Cosmic Sailor is the final track of the story and my second album highlight. This is a beautiful ambient track which at least initially reminds me stylistically of the verses of Pink Floyd’s Comfortably Numb. It goes further than the Floyd in establishing that melancholic, emotional ambience, and definitely never tries to establish a high emotional release similar to Gilmour’s high-flying peak of a guitar solo in that song. Instead, it stays within its emotional boundaries throughout, possibly burrowing downwards rather than up.

Hey, I’m still here breathing
My perception’s expanding
But the vision seems so strange
There are colours returning
Changing as I move
Changing as I move

Through the morning
Move through the grey

The title Cosmic Sailor could indicate that our main character has passed on to the next plane of existence, whatever that is, but an alternative interpretation is that he was saved at the last moment. It is entirely possible that people reached the base in the nick of time, but this is not clear at all. Brennare gave the seemingly positive statement “the story ends more positively than it begins”, but those familiar with his works will know that this may not mean what we’d think.
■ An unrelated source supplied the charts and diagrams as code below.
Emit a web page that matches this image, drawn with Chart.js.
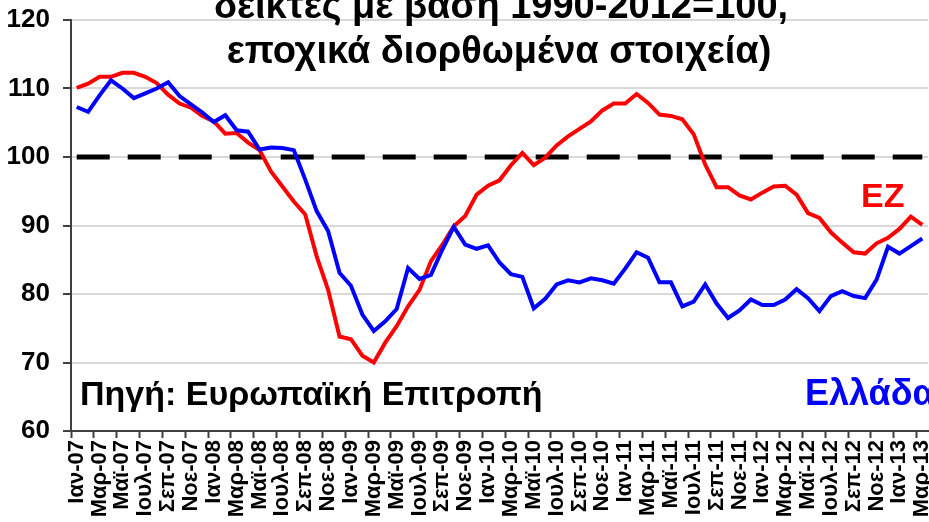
<!DOCTYPE html>
<html lang="el">
<head>
<meta charset="utf-8">
<title>Οικονομικό κλίμα</title>
<script src="https://cdn.jsdelivr.net/npm/chart.js@4.4.1/dist/chart.umd.min.js"></script>
<style>
  html, body { margin: 0; padding: 0; background: #fff; }
  #wrap { width: 929px; height: 522px; overflow: hidden; }
</style>
</head>
<body>
<div id="wrap"><canvas id="climateChart" width="929" height="522"></canvas></div>
<script>
// monthly categories Jan-07 .. Mar-13
const monthNames = ["Ιαν", "Φεβ", "Μαρ", "Απρ", "Μαϊ", "Ιουν", "Ιουλ", "Αυγ", "Σεπ", "Οκτ", "Νοε", "Δεκ"];
const years = ["07", "08", "09", "10", "11", "12", "13"];
const lastYearMonths = 3;

// euro area (EZ)
const ezValues = [
  110.1, 110.7, 111.7, 111.7, 112.3, 112.3, 111.7, 110.8, 109.1, 107.8, 107.2, 106.0,
  105.2, 103.4, 103.5, 102.1, 101.0, 97.9, 95.7, 93.5, 91.6, 85.5, 80.6, 73.8,
  73.4, 71.0, 70.0, 72.9, 75.3, 78.2, 80.6, 84.8, 87.2, 89.9, 91.4, 94.5,
  95.8, 96.6, 98.8, 100.6, 98.8, 99.9, 101.7, 103.0, 104.1, 105.2, 106.8, 107.8,
  107.8, 109.2, 107.9, 106.2, 106.0, 105.5, 103.3, 98.9, 95.6, 95.6, 94.4, 93.8,
  94.8, 95.7, 95.8, 94.5, 91.8, 91.1, 89.0, 87.5, 86.1, 85.9, 87.4, 88.2,
  89.5, 91.3, 90.1
];

// Greece
const greeceValues = [
  107.3, 106.6, 109.0, 111.2, 110.0, 108.6, 109.3, 110.0, 110.9, 108.9, 107.7, 106.5,
  105.1, 106.1, 103.9, 103.7, 101.1, 101.4, 101.3, 101.0, 96.7, 92.1, 89.2, 83.1,
  81.2, 77.0, 74.6, 76.0, 77.8, 83.8, 82.2, 82.8, 86.5, 89.8, 87.2, 86.6,
  87.1, 84.6, 82.9, 82.5, 77.9, 79.3, 81.4, 82.0, 81.7, 82.3, 82.0, 81.5,
  83.7, 86.1, 85.3, 81.7, 81.7, 78.2, 78.9, 81.4, 78.6, 76.5, 77.6, 79.2,
  78.4, 78.4, 79.2, 80.7, 79.4, 77.5, 79.7, 80.4, 79.7, 79.4, 82.1, 86.9,
  85.9, 87.0, 88.1
];

const yMin = 60;
const yMax = 120;
const yStep = 10;
const baseLevel = 100;

const titleLines = ["δείκτες με βάση 1990-2012=100,", "εποχικά διορθωμένα στοιχεία)"];
const sourceText = "Πηγή: Ευρωπαϊκή Επιτροπή";
const ezLabel = "EZ";
const greeceLabel = "Ελλάδα";

const labels = [];
years.forEach((yy, yi) => {
  const count = yi === years.length - 1 ? lastYearMonths : 12;
  for (let m = 0; m < count; m++) labels.push(`${monthNames[m]}-${yy}`);
});

const FONT = "Arial, 'Liberation Sans', sans-serif";

// dashed reference line + free text drawn on the canvas
const overlayPlugin = {
  id: "overlay",
  beforeDatasetsDraw(chart) {
    const { ctx, scales: { x, y } } = chart;
    const py = y.getPixelForValue(baseLevel);
    ctx.save();
    ctx.strokeStyle = "#000";
    ctx.lineWidth = 5;
    ctx.setLineDash([33, 18]);
    ctx.beginPath();
    ctx.moveTo(x.getPixelForValue(0), py);
    ctx.lineTo(x.getPixelForValue(labels.length - 1), py);
    ctx.stroke();
    ctx.restore();
  },
  afterDraw(chart) {
    const ctx = chart.ctx;
    ctx.save();
    ctx.textBaseline = "alphabetic";

    ctx.font = `bold 38px ${FONT}`;
    ctx.fillStyle = "#000";
    ctx.textAlign = "center";
    ctx.fillText(titleLines[0], 501, 18);
    ctx.fillText(titleLines[1], 499, 63);

    ctx.textAlign = "left";
    ctx.font = `bold 34px ${FONT}`;
    ctx.fillText(sourceText, 80, 405);

    ctx.font = `bold 36px ${FONT}`;
    ctx.fillStyle = "#0000ff";
    ctx.fillText(greeceLabel, 805, 405);

    ctx.font = `bold 34px ${FONT}`;
    ctx.fillStyle = "#ff0000";
    ctx.fillText(ezLabel, 861, 207);
    ctx.restore();
  }
};

document.addEventListener("DOMContentLoaded", () => {
  const ctx = document.getElementById("climateChart").getContext("2d");

  new Chart(ctx, {
    type: "line",
    data: {
      labels: labels,
      datasets: [
        {
          label: greeceLabel,
          data: greeceValues,
          borderColor: "#0000ff",
          borderWidth: 4,
          pointRadius: 0,
          tension: 0,
          fill: false
        },
        {
          label: ezLabel,
          data: ezValues,
          borderColor: "#ff0000",
          borderWidth: 4,
          pointRadius: 0,
          tension: 0,
          fill: false
        }
      ]
    },
    options: {
      responsive: false,
      animation: false,
      layout: { padding: { top: 20, right: 1, left: 0, bottom: 0 } },
      plugins: {
        legend: { display: false },
        title: { display: false },
        tooltip: { enabled: false }
      },
      scales: {
        x: {
          type: "category",
          offset: true,
          grid: {
            offset: true,
            drawOnChartArea: false,
            tickLength: 7,
            tickWidth: 2,
            tickColor: c => (c.index % 2 === 0 ? "#404040" : "rgba(0,0,0,0)")
          },
          border: { color: "#404040", width: 2 },
          ticks: {
            autoSkip: false,
            minRotation: 90,
            maxRotation: 90,
            padding: 2,
            color: "#000",
            font: { family: FONT, size: 22, weight: "bold" },
            callback: (value, index) => (index % 2 === 0 ? labels[index] : "")
          },
          afterFit: scale => {
            scale.height = 91;
            scale.paddingLeft = 0;
            scale.paddingRight = 0;
          }
        },
        y: {
          min: yMin,
          max: yMax,
          ticks: {
            stepSize: yStep,
            padding: 13,
            color: "#000",
            font: { family: FONT, size: 26, weight: "bold" }
          },
          grid: {
            color: "#d9d9d9",
            lineWidth: 2,
            tickLength: 8,
            tickWidth: 2,
            tickColor: "#404040"
          },
          border: { color: "#404040", width: 2 },
          afterFit: scale => {
            scale.width = 71;
            scale.paddingTop = 0;
            scale.paddingBottom = 0;
          }
        }
      }
    },
    plugins: [overlayPlugin]
  });
});
</script>
</body>
</html>
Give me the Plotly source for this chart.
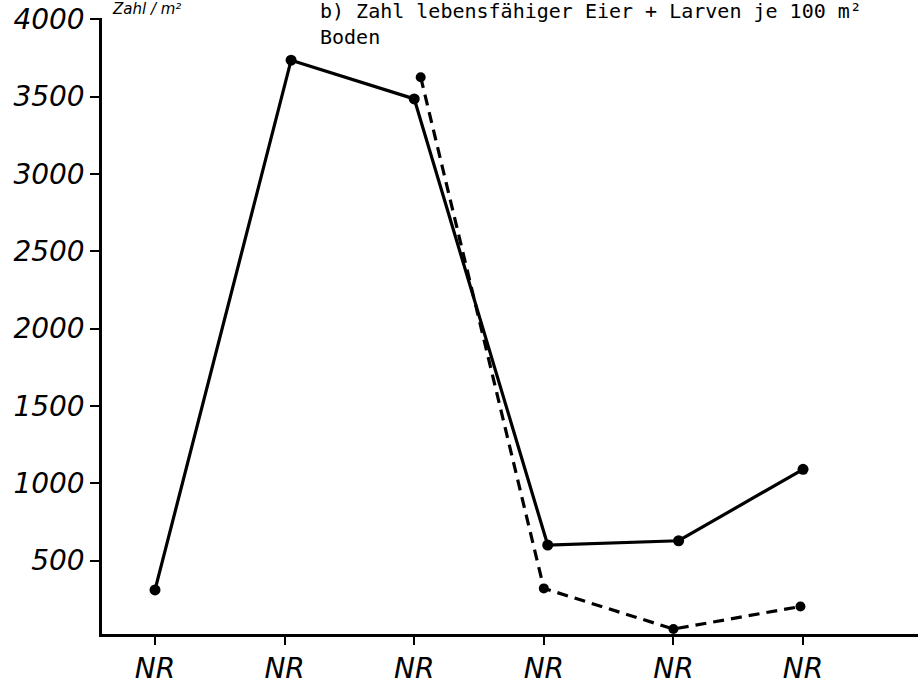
import plotly.graph_objects as go

# categories (x positions are the 6 sampling stations, all labelled "NR")
tick_pos = [0, 1, 2, 3, 4, 5]
tick_labels = ["NR", "NR", "NR", "NR", "NR", "NR"]

# solid series
solid_x = [0, 1.05, 2.0, 3.03, 4.04, 5.0]
solid_y = [310, 3735, 3485, 600, 628, 1090]

# dashed series
dashed_x = [2.05, 3.0, 4.0, 4.98]
dashed_y = [3625, 320, 57, 203]

y_ticks = [500, 1000, 1500, 2000, 2500, 3000, 3500, 4000]

title_line1 = "b) Zahl lebensfähiger Eier + Larven je 100 m²"
title_line2 = "Boden"
y_title = "Zahl / m²"

fig = go.Figure()
fig.add_trace(go.Scatter(
    x=solid_x, y=solid_y, mode="lines+markers",
    line=dict(color="black", width=3.2),
    marker=dict(color="black", size=11),
    showlegend=False, cliponaxis=False,
))
fig.add_trace(go.Scatter(
    x=dashed_x, y=dashed_y, mode="lines+markers",
    line=dict(color="black", width=3.2, dash="11px,7px"),
    marker=dict(color="black", size=10),
    showlegend=False, cliponaxis=False,
))

tick_font = dict(family="DejaVu Sans", size=28, color="black", style="italic")

top = 18
bottom = 642
ph = bottom - top

fig.update_layout(
    width=918, height=685,
    margin=dict(l=102, r=0, t=top, b=685 - bottom),
    paper_bgcolor="white", plot_bgcolor="white",
    xaxis=dict(
        range=[-0.409, 5.887],
        tickmode="array", tickvals=tick_pos, ticktext=tick_labels,
        showgrid=False, zeroline=False,
        showline=True, linecolor="black", linewidth=2.5,
        ticks="outside", ticklen=8, tickwidth=2, tickcolor="black",
        tickfont=tick_font,
    ),
    yaxis=dict(
        range=[25, 4008],
        tickmode="array", tickvals=y_ticks,
        showgrid=False, zeroline=False,
        showline=True, linecolor="black", linewidth=2.5,
        ticks="outside", ticklen=9, tickwidth=2, tickcolor="black",
        tickfont=tick_font,
    ),
    annotations=[
        dict(text=title_line1, xref="paper", yref="paper",
             x=(318 - 102) / 816, y=(bottom - 11) / ph,
             xanchor="left", yanchor="middle", showarrow=False,
             font=dict(family="DejaVu Sans Mono", size=20, color="black")),
        dict(text=title_line2, xref="paper", yref="paper",
             x=(318 - 102) / 816, y=(bottom - 37) / ph,
             xanchor="left", yanchor="middle", showarrow=False,
             font=dict(family="DejaVu Sans Mono", size=20, color="black")),
        dict(text=y_title, xref="paper", yref="paper",
             x=(110 - 102) / 816, y=(bottom - 9) / ph,
             xanchor="left", yanchor="middle", showarrow=False,
             font=dict(family="DejaVu Sans", size=15, color="black", style="italic")),
    ],
)

fig.write_html("out.html")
The song carries with it an intense beauty that can only be found in melancholy, which is to find pure moments of joy (or at least bittersweetness) even when surrounded by sadness. The atmosphere build of the song is incredible. What a track to end the story with.

The song’s final two minutes consist of ambient effects and -eventually – a slight low-fi musical coda. This is a very nice ending to the story as a whole, but it might not please the iPod-shuffle listeners who are looking for a musical quick fix.
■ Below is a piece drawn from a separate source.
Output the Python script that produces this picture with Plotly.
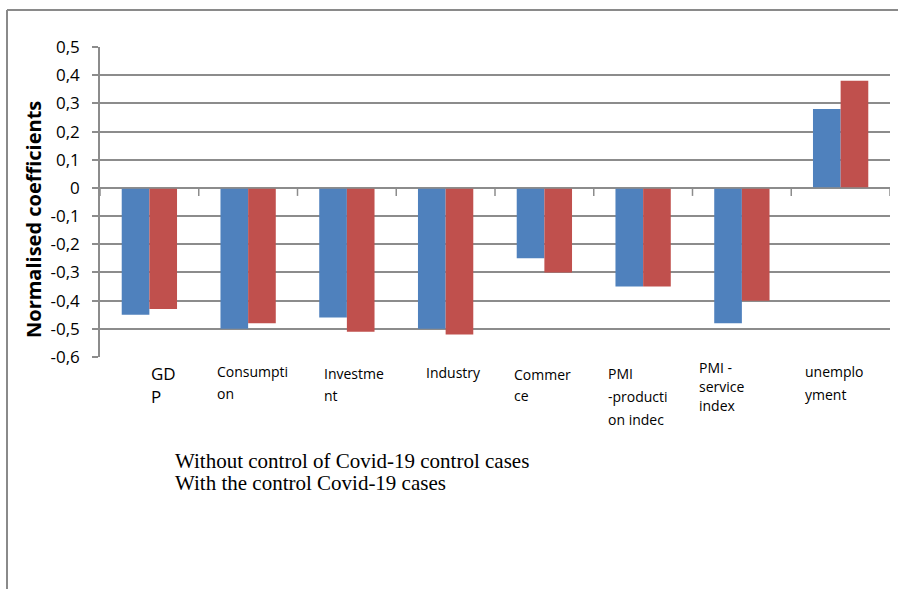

There is one more track on the disc. In Gloom is a bonus track that was created alongside the other songs, but it was not used in the story and ended up as a complete standalone track. This meant it was in danger of being excluded, but fortunately its creator became fond of it. “I like that song,” says Brennare, “and I just couldn’t exclude it from the album.”

I am glad he felt that way, as it has a more organic sound, with the sound of a cello adding a lot of colour to it and making it sound like an outtake from Forever Autumn (my favourite Lake of Tears album, released in 1999).

RELATED ARTICLE: The story behind the song «Forever Autumn» by Lake of Tears

As Lake of Tears is now more or less a one man band, the prospect of playing live is less certain. Brennare seems very doubtful whenever this comes up in interviews, but has also signalled that he has had some thoughts about a stage set-up which would involve a mixture between music concert and theatre. While not likely, it is not impossible that it could happen at some point in the future.

It has also been unclear what the future holds for Lake of Tears. It would be a shame if the project should cease to exist at this point, and fortunately Daniel Brennare has signalled that he has started to feel similarly.

“The record is already old in my mind, as I’ve been working on it for so many years,” Brennare told terrarelicta.com. “So, I’ve been thinking about some kind of continuation because I found something new in this style of writing which is not so much chorus-based but more like a cinematic story. I would like to continue that in some way. I have some ideas and would like to make it because this one, the Ominous album, even if it ends on a more positive note than it begins, I would like to continue the story. Hopefully, I will make it.”